--- begin Supplied information ---
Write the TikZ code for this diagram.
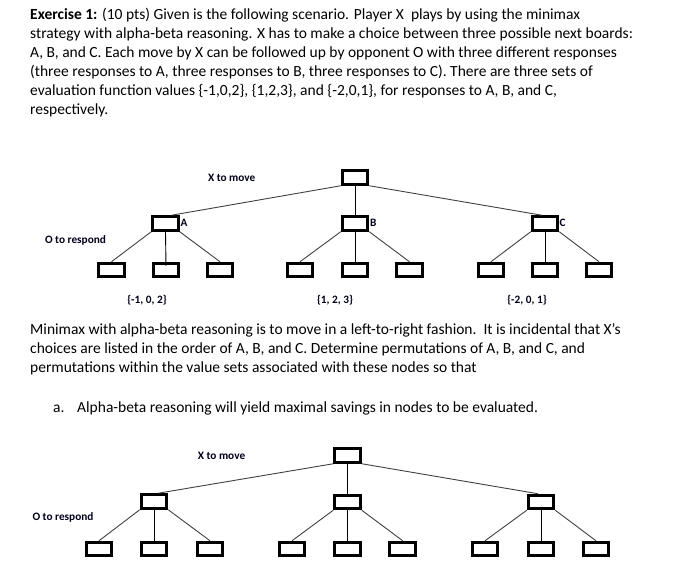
\documentclass[tikz,border=0pt]{standalone}
\usepackage{fontspec}
\setmainfont{Carlito}
\begin{document}
\begin{tikzpicture}[x=1pt,y=-1pt,
  board/.style={draw=black,line width=3pt,minimum width=25.5pt,minimum height=13.5pt,inner sep=0pt,fill=white},
  edge/.style={draw=black!75,line width=0.9pt},
  lbl/.style={font=\fontsize{11.3}{13}\selectfont\bfseries,inner sep=0pt,text=black!90!blue},
  txt/.style={font=\fontsize{15.5}{19}\selectfont,anchor=base west,inner sep=0pt}]
\useasboundingbox (0,0) rectangle (693,580);
% paragraph 1
\node[txt] (p1) at (30,19.3) {\textbf{Exercise 1:} (10 pts) Given is the following scenario. Player X\ \ plays by using the minimax};
\node[txt] (p2) at (30,38.5) {strategy with alpha-beta reasoning. X has to make a choice between three possible next boards:};
\node[txt] (p3) at (30,57.6) {A, B, and C. Each move by X can be followed up by opponent O with three different responses};
\node[txt] (p4) at (30,76.8) {(three responses to A, three responses to B, three responses to C). There are three sets of};
\node[txt] (p5) at (30,95.9) {evaluation function values \{-1,0,2\}, \{1,2,3\}, and \{-2,0,1\}, for responses to A, B, and C,};
\node[txt] (p6) at (30,115) {respectively.};
% tree 1
\node[board] (r) at (355,177.5) {};
\node[board] (a) at (165.5,223.5) {};
\node[board] (b) at (355,223.5) {};
\node[board] (c) at (545,223.5) {};
\node[board] (a1) at (111.5,270) {};
\node[board] (a2) at (166,270) {};
\node[board] (a3) at (220,270) {};
\node[board] (b1) at (300,270) {};
\node[board] (b2) at (355,270) {};
\node[board] (b3) at (409.5,270) {};
\node[board] (c1) at (491,270) {};
\node[board] (c2) at (545,270) {};
\node[board] (c3) at (599,270) {};
\draw[edge] (r.south west) -- ([xshift=6pt]a.north);
\draw[edge,black] (r.south) -- (b.north);
\draw[edge] (r.south east) -- ([xshift=-3pt]c.north);
\foreach \p in {a,b,c}{
  \draw[edge] (\p.south west) -- (\p1.north);
  \draw[edge] (\p.south east) -- (\p3.north);
}
\draw[edge,black] (a.south) -- ([yshift=-4pt]a2.north);
\draw[edge,black] (b.south) -- (b2.north);
\draw[edge,black] (c.south) -- (c2.north);
\node[lbl] (xm1) at (231.7,178) {X to move};
\node[lbl] (or1) at (75.5,240) {O to respond};
\node[lbl,anchor=west] (la) at (180.5,223) {A};
\node[lbl,anchor=west] (lb) at (370,223) {B};
\node[lbl,anchor=west] (lc) at (559.5,223) {C};
\node[lbl] (v1) at (147,300) {\{-1, 0, 2\}};
\node[lbl] (v2) at (335,300) {\{1, 2, 3\}};
\node[lbl] (v3) at (527,300) {\{-2, 0, 1\}};
% paragraph 2
\node[txt] (q1) at (30,334) {Minimax with alpha-beta reasoning is to move in a left-to-right fashion.\ \ It is incidental that X’s};
\node[txt] (q2) at (30,353.3) {choices are listed in the order of A, B, and C. Determine permutations of A, B, and C, and};
\node[txt] (q3) at (30,372.6) {permutations within the value sets associated with these nodes so that};
\node[txt] (qa) at (53,412.7) {a.};
\node[txt] (qb) at (77,412.7) {Alpha-beta reasoning will yield maximal savings in nodes to be evaluated.};
% tree 2
\node[board] (s) at (347.5,455.5) {};
\node[board] (d) at (154,501.5) {};
\node[board] (e) at (347.5,502) {};
\node[board] (f) at (541,502) {};
\node[board] (d1) at (99,549) {};
\node[board] (d2) at (154,549) {};
\node[board] (d3) at (210,549) {};
\node[board] (e1) at (292,549) {};
\node[board] (e2) at (347.5,549) {};
\node[board] (e3) at (402.7,549) {};
\node[board] (f1) at (485,549) {};
\node[board] (f2) at (541,549) {};
\node[board] (f3) at (596,549) {};
\draw[edge] (s.south west) -- ([xshift=4pt]d.north);
\draw[edge,black] (s.south) -- (e.north);
\draw[edge] (s.south east) -- ([xshift=-3pt]f.north);
\foreach \p in {d,e,f}{
  \draw[edge] (\p.south west) -- (\p1.north);
  \draw[edge,black] (\p.south) -- (\p2.north);
  \draw[edge] (\p.south east) -- (\p3.north);
}
\node[lbl] (xm2) at (221.5,455.7) {X to move};
\node[lbl] (or2) at (63,517.7) {O to respond};
\end{tikzpicture}
\end{document}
--- end Supplied information ---
* Aim of the exercise
All of the data above should be transcribed verbatim, with pictures omitted.

* Answer below
Write the TikZ code for this diagram.
\documentclass[tikz,border=0pt]{standalone}
\usepackage{fontspec}
\setmainfont{Carlito}
\begin{document}
\begin{tikzpicture}[x=1pt,y=-1pt,
  board/.style={draw=black,line width=3pt,minimum width=25.5pt,minimum height=13.5pt,inner sep=0pt,fill=white},
  edge/.style={draw=black!75,line width=0.9pt},
  lbl/.style={font=\fontsize{11.3}{13}\selectfont\bfseries,inner sep=0pt,text=black!90!blue},
  txt/.style={font=\fontsize{15.5}{19}\selectfont,anchor=base west,inner sep=0pt}]
\useasboundingbox (0,0) rectangle (693,580);
% paragraph 1
\node[txt] (p1) at (30,19.3) {\textbf{Exercise 1:} (10 pts) Given is the following scenario. Player X\ \ plays by using the minimax};
\node[txt] (p2) at (30,38.5) {strategy with alpha-beta reasoning. X has to make a choice between three possible next boards:};
\node[txt] (p3) at (30,57.6) {A, B, and C. Each move by X can be followed up by opponent O with three different responses};
\node[txt] (p4) at (30,76.8) {(three responses to A, three responses to B, three responses to C). There are three sets of};
\node[txt] (p5) at (30,95.9) {evaluation function values \{-1,0,2\}, \{1,2,3\}, and \{-2,0,1\}, for responses to A, B, and C,};
\node[txt] (p6) at (30,115) {respectively.};
% tree 1
\node[board] (r) at (355,177.5) {};
\node[board] (a) at (165.5,223.5) {};
\node[board] (b) at (355,223.5) {};
\node[board] (c) at (545,223.5) {};
\node[board] (a1) at (111.5,270) {};
\node[board] (a2) at (166,270) {};
\node[board] (a3) at (220,270) {};
\node[board] (b1) at (300,270) {};
\node[board] (b2) at (355,270) {};
\node[board] (b3) at (409.5,270) {};
\node[board] (c1) at (491,270) {};
\node[board] (c2) at (545,270) {};
\node[board] (c3) at (599,270) {};
\draw[edge] (r.south west) -- ([xshift=6pt]a.north);
\draw[edge,black] (r.south) -- (b.north);
\draw[edge] (r.south east) -- ([xshift=-3pt]c.north);
\foreach \p in {a,b,c}{
  \draw[edge] (\p.south west) -- (\p1.north);
  \draw[edge] (\p.south east) -- (\p3.north);
}
\draw[edge,black] (a.south) -- ([yshift=-4pt]a2.north);
\draw[edge,black] (b.south) -- (b2.north);
\draw[edge,black] (c.south) -- (c2.north);
\node[lbl] (xm1) at (231.7,178) {X to move};
\node[lbl] (or1) at (75.5,240) {O to respond};
\node[lbl,anchor=west] (la) at (180.5,223) {A};
\node[lbl,anchor=west] (lb) at (370,223) {B};
\node[lbl,anchor=west] (lc) at (559.5,223) {C};
\node[lbl] (v1) at (147,300) {\{-1, 0, 2\}};
\node[lbl] (v2) at (335,300) {\{1, 2, 3\}};
\node[lbl] (v3) at (527,300) {\{-2, 0, 1\}};
% paragraph 2
\node[txt] (q1) at (30,334) {Minimax with alpha-beta reasoning is to move in a left-to-right fashion.\ \ It is incidental that X’s};
\node[txt] (q2) at (30,353.3) {choices are listed in the order of A, B, and C. Determine permutations of A, B, and C, and};
\node[txt] (q3) at (30,372.6) {permutations within the value sets associated with these nodes so that};
\node[txt] (qa) at (53,412.7) {a.};
\node[txt] (qb) at (77,412.7) {Alpha-beta reasoning will yield maximal savings in nodes to be evaluated.};
% tree 2
\node[board] (s) at (347.5,455.5) {};
\node[board] (d) at (154,501.5) {};
\node[board] (e) at (347.5,502) {};
\node[board] (f) at (541,502) {};
\node[board] (d1) at (99,549) {};
\node[board] (d2) at (154,549) {};
\node[board] (d3) at (210,549) {};
\node[board] (e1) at (292,549) {};
\node[board] (e2) at (347.5,549) {};
\node[board] (e3) at (402.7,549) {};
\node[board] (f1) at (485,549) {};
\node[board] (f2) at (541,549) {};
\node[board] (f3) at (596,549) {};
\draw[edge] (s.south west) -- ([xshift=4pt]d.north);
\draw[edge,black] (s.south) -- (e.north);
\draw[edge] (s.south east) -- ([xshift=-3pt]f.north);
\foreach \p in {d,e,f}{
  \draw[edge] (\p.south west) -- (\p1.north);
  \draw[edge,black] (\p.south) -- (\p2.north);
  \draw[edge] (\p.south east) -- (\p3.north);
}
\node[lbl] (xm2) at (221.5,455.7) {X to move};
\node[lbl] (or2) at (63,517.7) {O to respond};
\end{tikzpicture}
\end{document}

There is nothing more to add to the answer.